Morale de l'histoire : une psychanalyse aurait pu sauver Harriett si elle avait pris conscience de la fausseté de sa vie. C'est ce qu'a essayé de faire Mona, la nièce de Robin, en voulant lui ouvrir les yeux, mais il était déjà trop tard. En fin de compte à cause de son mauvais choix au départ, 4 personnes ont été malheureuses et sont devenues aigries et névrosées. Je me dis que May Sinclair a peut-être été sauvée d'une triste fin comme celle-là grâce à la découverte de Freud et de la psychanalyse, pourquoi pas…
Selon le même schéma, cette histoire pourrait être transposable sur une histoire d'amour homosexuelle contrariée.

• Nathalie Je ne connaissais pas May Sinclair et j'ai été bluffée par sa vie. Elle fut avant-gardiste, par exemple concernant la psychanalyse, le flux de conscience et elle était féministe à fond les ballons.
L'histoire m'a coupé les ailes ; c'est démoralisant au possible, limite morbide.
L'Angleterre victorienne, je ne connais pas trop.
Je ne m'attendais pas à ça : passer sa vie à correspondre à ce qu'on attend de soi !
Je suis un peu déçue et ai envie de lire autre chose d'elle.

Claire
J'ai recherché ce qui est disponible (parmi les traductions anciennes et récentes) pour que tu nous dises tes futures impressions : en dehors de la réédition toute récente Vie et mort de Harriet Frean (publié en 1922) :
- Pas disponible : L'Immortel Moment (publié en 1908), trad. Clément Mottot, éd. Taillandier, 1913.

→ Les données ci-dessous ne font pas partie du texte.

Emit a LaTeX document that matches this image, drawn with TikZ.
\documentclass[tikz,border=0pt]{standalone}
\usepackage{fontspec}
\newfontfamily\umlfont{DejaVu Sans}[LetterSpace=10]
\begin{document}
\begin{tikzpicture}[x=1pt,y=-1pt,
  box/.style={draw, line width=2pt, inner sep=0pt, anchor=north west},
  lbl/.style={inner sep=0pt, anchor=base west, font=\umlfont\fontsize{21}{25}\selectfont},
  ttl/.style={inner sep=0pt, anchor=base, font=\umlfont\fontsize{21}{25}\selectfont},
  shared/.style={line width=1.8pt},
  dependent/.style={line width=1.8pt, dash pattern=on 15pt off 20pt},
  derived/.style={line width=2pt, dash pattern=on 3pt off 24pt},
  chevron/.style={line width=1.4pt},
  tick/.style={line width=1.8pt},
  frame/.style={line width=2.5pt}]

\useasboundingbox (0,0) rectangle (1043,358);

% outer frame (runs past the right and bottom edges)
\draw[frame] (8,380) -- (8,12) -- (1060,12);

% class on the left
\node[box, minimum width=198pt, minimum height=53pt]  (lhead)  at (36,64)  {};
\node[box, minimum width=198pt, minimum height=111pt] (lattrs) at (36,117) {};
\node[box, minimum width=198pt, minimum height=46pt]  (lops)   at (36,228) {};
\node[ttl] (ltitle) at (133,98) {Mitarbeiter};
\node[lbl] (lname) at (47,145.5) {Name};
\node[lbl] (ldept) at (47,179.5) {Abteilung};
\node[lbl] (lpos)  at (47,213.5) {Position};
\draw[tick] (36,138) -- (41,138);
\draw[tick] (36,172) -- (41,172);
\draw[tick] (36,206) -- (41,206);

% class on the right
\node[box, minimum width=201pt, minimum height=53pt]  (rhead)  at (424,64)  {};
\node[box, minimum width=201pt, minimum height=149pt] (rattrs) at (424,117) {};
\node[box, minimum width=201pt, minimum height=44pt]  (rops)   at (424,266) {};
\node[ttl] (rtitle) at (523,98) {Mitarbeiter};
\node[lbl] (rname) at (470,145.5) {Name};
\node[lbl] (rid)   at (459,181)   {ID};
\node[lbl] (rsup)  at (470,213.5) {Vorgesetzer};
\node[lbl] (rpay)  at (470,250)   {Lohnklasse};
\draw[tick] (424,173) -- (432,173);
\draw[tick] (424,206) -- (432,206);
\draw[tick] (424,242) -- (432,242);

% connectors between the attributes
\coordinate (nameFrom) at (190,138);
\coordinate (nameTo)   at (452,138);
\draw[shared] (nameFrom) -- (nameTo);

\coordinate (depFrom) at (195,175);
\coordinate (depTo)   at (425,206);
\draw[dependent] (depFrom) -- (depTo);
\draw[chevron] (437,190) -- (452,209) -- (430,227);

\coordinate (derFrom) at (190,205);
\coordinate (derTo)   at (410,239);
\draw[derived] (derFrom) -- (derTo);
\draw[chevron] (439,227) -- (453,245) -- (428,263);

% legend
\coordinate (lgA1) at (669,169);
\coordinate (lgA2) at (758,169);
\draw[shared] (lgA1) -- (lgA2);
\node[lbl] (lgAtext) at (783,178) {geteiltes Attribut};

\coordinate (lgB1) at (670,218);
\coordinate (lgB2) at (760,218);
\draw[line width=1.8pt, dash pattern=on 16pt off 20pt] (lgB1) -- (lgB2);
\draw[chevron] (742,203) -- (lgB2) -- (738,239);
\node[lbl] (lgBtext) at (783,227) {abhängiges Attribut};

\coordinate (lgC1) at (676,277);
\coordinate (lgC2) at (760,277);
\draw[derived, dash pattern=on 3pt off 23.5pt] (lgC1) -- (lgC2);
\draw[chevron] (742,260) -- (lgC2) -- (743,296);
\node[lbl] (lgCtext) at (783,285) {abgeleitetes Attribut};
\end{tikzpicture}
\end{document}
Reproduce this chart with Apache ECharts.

- Pas disponible : Un romanesque (publié en 1920), trad. Marc Logé, Plon-Nourrit, 1922.
- Disponible, mais pas facile à lire car scanné sur Gallica : Mary Oliver : une vie (publié en 1919) en ligne sur Gallica, trad. et introduction Marc Logé, Nouvelles éditions latines, 1949.
- Disponible : Les trois sœurs (publié en 1914), trad. Mary-Cécile Logé, préface Olivier Philipponnat, Le Livre de poche, coll. Classiques d'hier et d'aujourd'hui, 2019 (première édition et traduction : Les trois sœurs, trad. Marc Logé, éd. A. Redier, 1932).
- Disponibles, deux romans (publiés en 1916 et 1921) :
La Véritable Histoire de Tasker Jevons suivi de Monsieur Waddington de Wyck, trad. Leslie de Bont, Classiques Garnier, 2023.